I never thought I would hear a soundtrack more earsplitting then the one for this year’s Rollerball, until I heard the original music for Queen of the Damned, sung by the band The Vampire Lestat. Composed by Richard Gibbs and Korn lead singer Jonathan Davis, the songs are pounding heavy metal tunes that seem designed to make the ears bleed (still, I thought the song “Forsaken” wouldn’t be out of place on the radio).

But it’s not just the music that’s been amped to headache levels. The entire sound quality – the shrieks, the screams, even the dialogue – has been increased to piercing decibel levels that shred the Dolby Digital system. It’s yet another movie that mistakes loudness for energy. Lethargic and somber, Queen of the Damned doesn’t have any cheesy horror movie fun until the end which features a Matrix-style fight and special effect blasts of flaming bodies and decapitated heads. By then it’s too little, too late for a movie that has been a tired lump. The movie even denies us a giddy parody of the gauche world of rock stars, though a music video styled on German expressionist classics like Nosferatu and The Cabinet of Dr. Caligari has the right edge of schlock-dread eeriness that characterize Marilyn Manson and Nine Inch Nails videos.

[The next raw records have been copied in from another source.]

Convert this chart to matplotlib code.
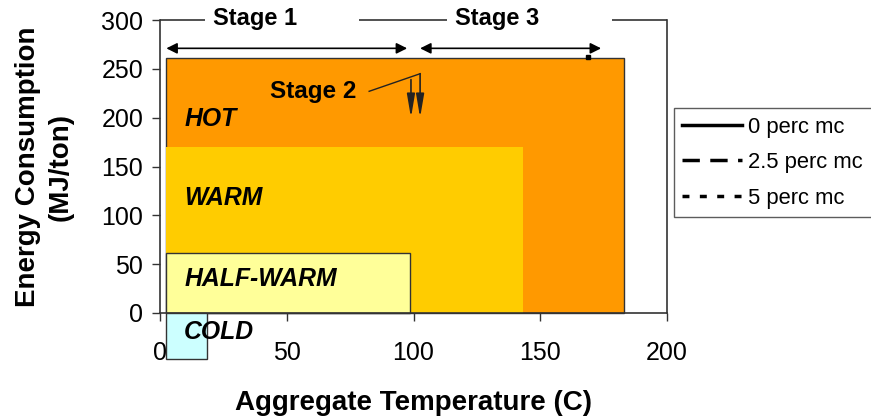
import matplotlib.pyplot as plt
from matplotlib.patches import Rectangle
from matplotlib.lines import Line2D

plt.rcParams['font.family'] = ['Liberation Sans', 'DejaVu Sans']

# temperature zones: name, x range (C), y range (MJ/ton), colour
zones = ['HOT', 'WARM', 'HALF-WARM', 'COLD']
zone_x0 = [2.5, 2.5, 2.5, 2.5]
zone_x1 = [183, 143, 98.5, 18.5]
zone_y0 = [0, 0, 0, -47]
zone_y1 = [261, 170, 61, 0]
zone_colors = ['#FF9900', '#FFCC00', '#FFFF99', '#CCFFFF']
zone_edges = ['#333333', 'none', '#333333', '#333333']
label_y = [199, 118, 35, -19]

# stage spans
stage1 = (2.5, 97.5)
stage3 = (102.6, 174)
stage_arrow_y = 271
stage2_tails = [(99, 239), (102.6, 245)]
stage2_head_y = 200

# moisture content series (only the end point is visible above the zones)
mc_labels = ['0 perc mc', '2.5 perc mc', '5 perc mc']
mc_styles = ['-', (0, (5, 3)), (0, (2, 3))]
end_point = (169, 262)

fig = plt.figure(figsize=(8.71, 4.16), dpi=100)
ax = fig.add_axes([0.1837, 0.2476, 0.5821, 0.7043])

for name, x0, x1, y0, y1, c, ec, ly in zip(zones, zone_x0, zone_x1, zone_y0,
                                           zone_y1, zone_colors, zone_edges, label_y):
    ax.add_patch(Rectangle((x0, y0), x1 - x0, y1 - y0, facecolor=c,
                           edgecolor=ec, lw=1.0, clip_on=False, zorder=2))
    ax.text(9.5, ly, name, fontsize=17.8, fontweight='bold', style='italic',
            va='center', ha='left', zorder=5, clip_on=False)

ax.plot([end_point[0]], [end_point[1]], 's', color='black', ms=3, zorder=4,
        clip_on=False)

arrow_kw = dict(arrowstyle='<|-|>', color='black', lw=1.2,
                mutation_scale=16, shrinkA=0, shrinkB=0)
for x0, x1 in [stage1, stage3]:
    ax.annotate('', xy=(x1, stage_arrow_y), xytext=(x0, stage_arrow_y),
                arrowprops=arrow_kw, annotation_clip=False)

ax.text(37.5, 302, 'Stage 1', fontsize=17, fontweight='bold', ha='center',
        va='center', clip_on=False)
ax.text(133, 302, 'Stage 3', fontsize=17, fontweight='bold', ha='center',
        va='center', clip_on=False)
ax.text(43.3, 227, 'Stage 2', fontsize=17.5, fontweight='bold', ha='left',
        va='center', zorder=5)

# stage 2 leader line and two arrows
ax.plot([82.5, stage2_tails[1][0]], [227, stage2_tails[1][1]], color='#222222',
        lw=1.0, zorder=5)
for tx, ty in stage2_tails:
    ax.annotate('', xy=(tx, stage2_head_y), xytext=(tx, ty),
                arrowprops=dict(arrowstyle='-|>,head_length=1.0,head_width=0.17',
                                color='#222222', lw=1.2, mutation_scale=14,
                                shrinkA=0, shrinkB=0),
                zorder=5)

ax.set_xlim(0, 200)
ax.set_ylim(0, 300)
ax.set_xticks(range(0, 201, 50))
ax.set_yticks(range(0, 301, 50))
ax.tick_params(axis='both', direction='out', length=6, width=1.0,
               color='#333333', labelsize=18)
ax.tick_params(axis='x', pad=14)
ax.tick_params(axis='y', pad=6)

for side in ['left', 'bottom', 'right']:
    ax.spines[side].set_color('#333333')
    ax.spines[side].set_linewidth(1.2)
ax.spines['top'].set_visible(False)
# top frame broken around the stage titles
for a, b in [(0, 0.0888), (0.3925, 0.566), (0.8915, 1.0)]:
    ax.plot([a, b], [1, 1], color='#333333', lw=1.2, transform=ax.transAxes,
            clip_on=False, solid_capstyle='butt')

ax.set_xlabel('Aggregate Temperature (C)', fontsize=20, fontweight='bold',
              labelpad=18)
ax.set_ylabel('Energy Consumption\n(MJ/ton)', fontsize=20, fontweight='bold',
              linespacing=1.36)
ax.yaxis.label.set_va('center')
ax.yaxis.set_label_coords(-0.228, 0.498)

handles = [Line2D([], [], color='black', lw=2.5, ls=s) for s in mc_styles]
leg = ax.legend(handles, mc_labels, loc='upper left',
                bbox_to_anchor=(1.013, 0.70), borderaxespad=0, fontsize=15.8,
                frameon=True, fancybox=False, handlelength=2.7,
                handletextpad=0.3, labelspacing=0.66, borderpad=0.4)
leg.get_frame().set_edgecolor('#333333')
leg.get_frame().set_linewidth(1.0)

fig.savefig('out.png', dpi=100)
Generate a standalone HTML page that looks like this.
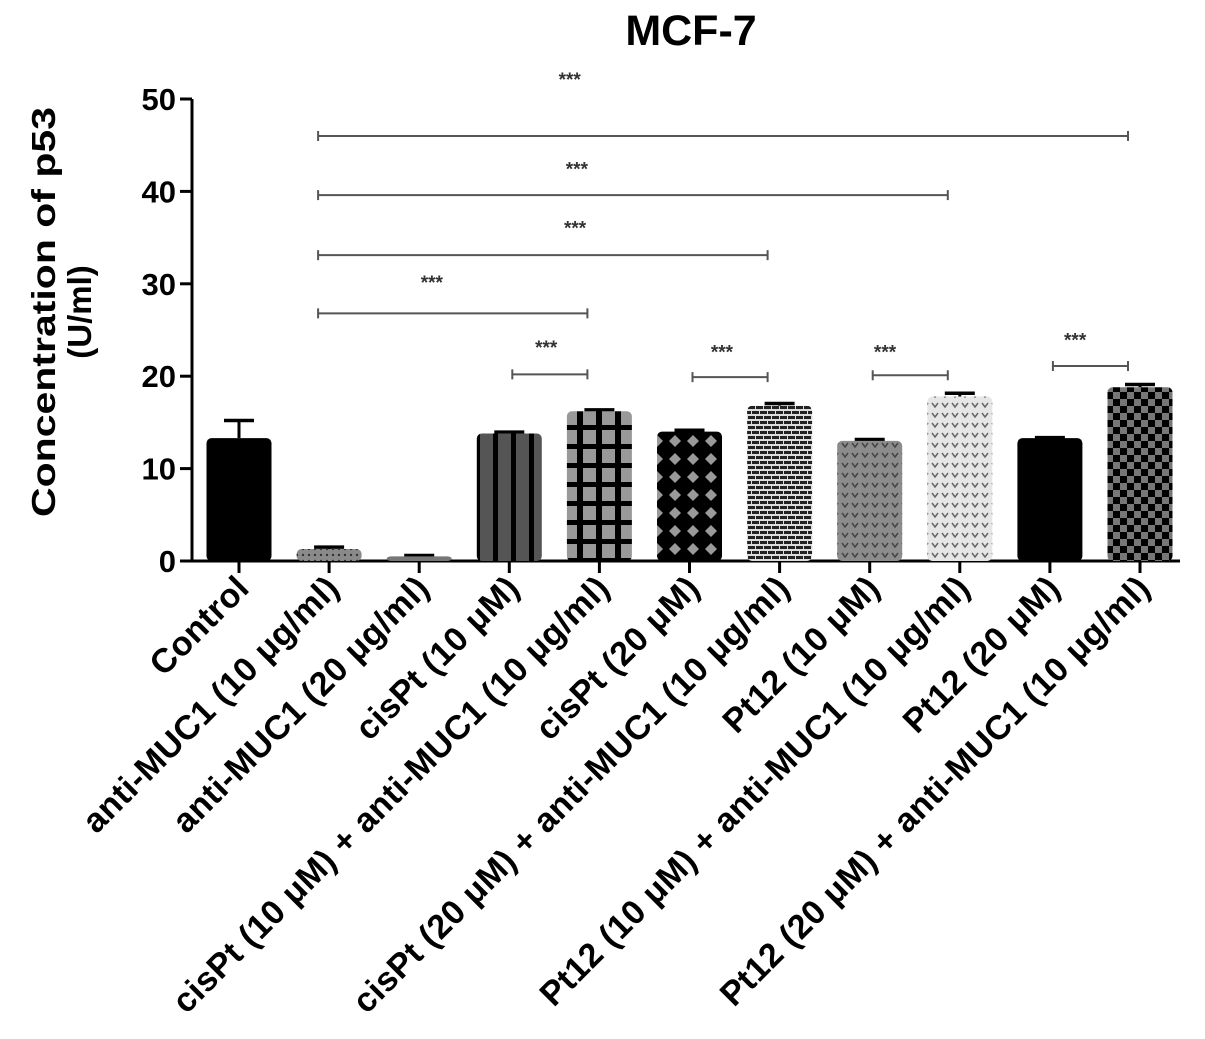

Fans of Aaliyah will be disappointed because she doesn’t show up until an hour in, and even that’s only for a scene where Akasha decimates a vampire pub (replete with a heart being ripped out of a chest). She then disappears until the big climax, when Akasha finally becomes a major character. Aaliyah was a promising actress who’s one of the few people on screen who seems to be having fun. She plays Akasha with the right mix of kittenish playfulness and seductive menace; she juices the movie whenever she’s on screen (which is not nearly enough). However, the fact that her character is so small and that Aaliyah is given top billing in the previews is proof that Warner Bros. is willing to exploit her lost star to sell the movie. There’s nothing wrong with releasing a movie with a deceased star, but there is something wrong with piggybacking on that name for box office success.